The yacht is being towed toward the San Andrés Navy base in Colombia.
"We're very worried and want to bring Roy back home safely," the sister concluded.
Erez is an aquafarmer and was on his way to Vanuatu, a South Pacific Ocean nation made up of roughly 80 islands, to open up a fish farm, his friend Liran Golob said.
"He was stopped 240 miles from San Andrés. It was in international waters and they were not allowed to take over the boat," Golob said. "Roy is sailing under a German flag. He was sailing on his own."

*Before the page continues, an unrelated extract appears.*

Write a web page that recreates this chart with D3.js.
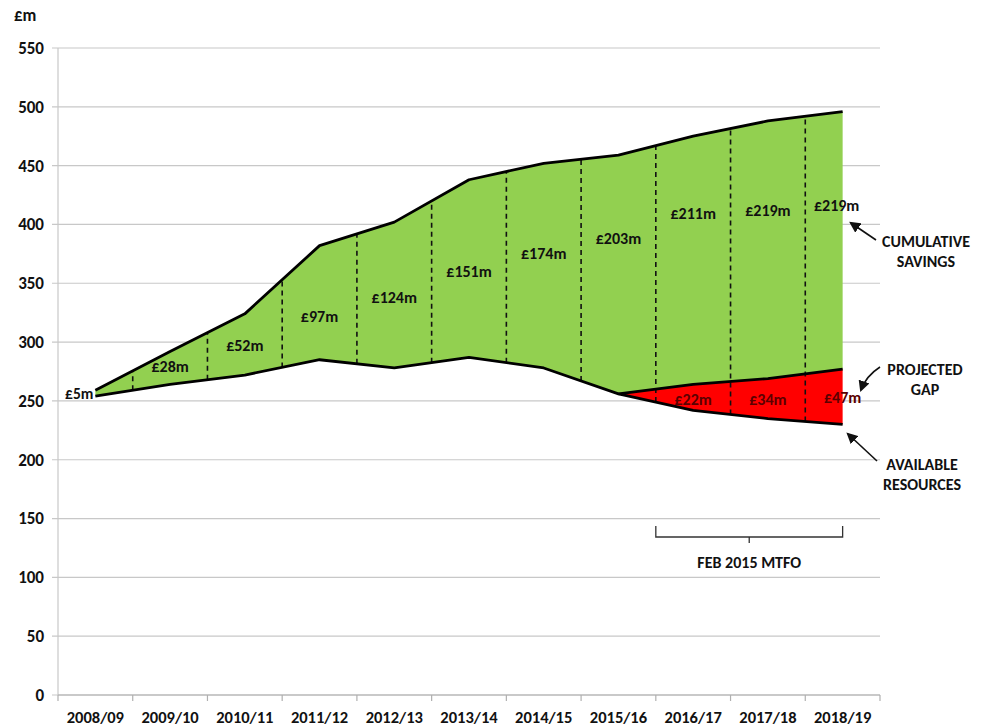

"He's a very good guy who helps people. Sometimes he's very innocent. He said a fishing boat came near him and at gunpoint made him take in a man who later turned out to be wanted. (Roy) didn't know what (the man) was wanted for," Golob added.
Since Erez is a dual Israeli-German national, the family turned to both Israeli Foreign Ministry and to the German Embassy for help.
The Foreign Ministry said Israel's consul general in Bogotá, Yuval Sharabi, is looking into the details of the incident with the help of local contacts.